De cette liberté, nous envisagerons d’abord la condition : l’indifférence ; puis la forme : l’offrande ; ensuite la nourriture : l’Eucharistie et enfin les manières : le triple oui d’un cœur humblement aimant.
Notre description sera forcément schématique et parfois un peu abrupte, sinon laconique ; elle devra donc être élaborée, nuancée, ou même reformulée par le travail que chacun peut faire à l’occasion de cette lecture.
La condition de la liberté chrétienne
La liberté chrétienne, au départ et tout au long d’une existence qui se veut véritablement spirituelle, a comme principe dynamique de sa croissance : l’indifférence.
Nous prendrons ce mot rébarbatif tel quel, sachant bien qu’il peut être mal compris et que les attitudes et comportements qu’il suggère peuvent être sujets à des déviations en sens divers. Il ne faut pas s’en étonner, car désirer et choisir uniquement ce qui nous conduit davantage à la fin pour laquelle nous sommes créés (E.S. 23) représente le stade plénier de la maturité spirituelle et l’indifférence, condition qui la prépare et ne cesse de l’accompagner, est toujours un combat.

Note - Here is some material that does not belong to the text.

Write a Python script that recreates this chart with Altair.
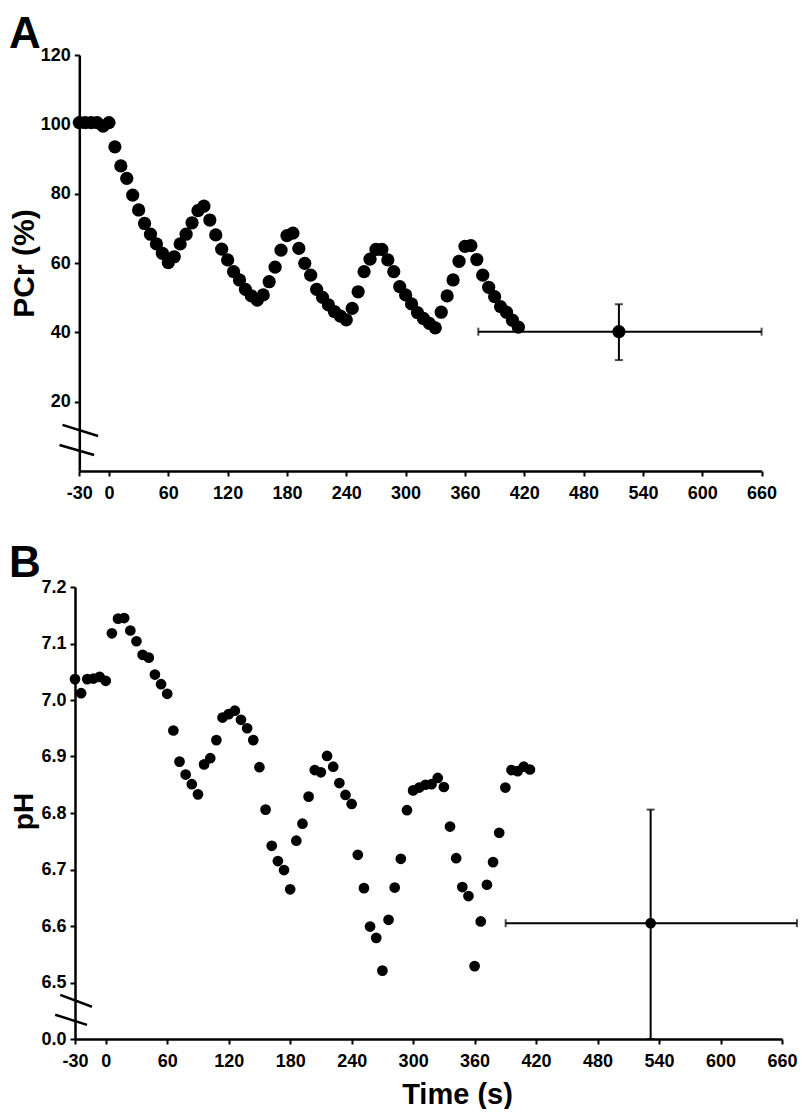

L’indifférence donc, en tout cas la recherche courageuse du se rendre indifférent (E.S. 23) - car Ignace ne parle jamais abstraitement de l’indifférence -, se présente comme la condition de la liberté chrétienne.
C’est que, pour le chrétien, la liberté est, en son fondement, pensée comme une capacité d’épouser la liberté de Dieu. On s’en souvient : L’homme est créé pour louer, respecter, servir Dieu notre Seigneur (E.S. 23). La création de l’homme le constitue comme une capacité d’accorder toujours sa liberté à la louange, au respect et au service de son Créateur.
Ce n’est pas le lieu de déployer ici toute la conception de l’homme évoquée par ces trois mots. Il est pourtant intéressant de remarquer que nous n’entendons pas souvent affirmer dans notre culture que la liberté se trouve à son plein régime quand elle loue, respecte et sert. Les représentations de la liberté que nous véhiculons à notre insu viennent bien souvent d’un tout autre horizon...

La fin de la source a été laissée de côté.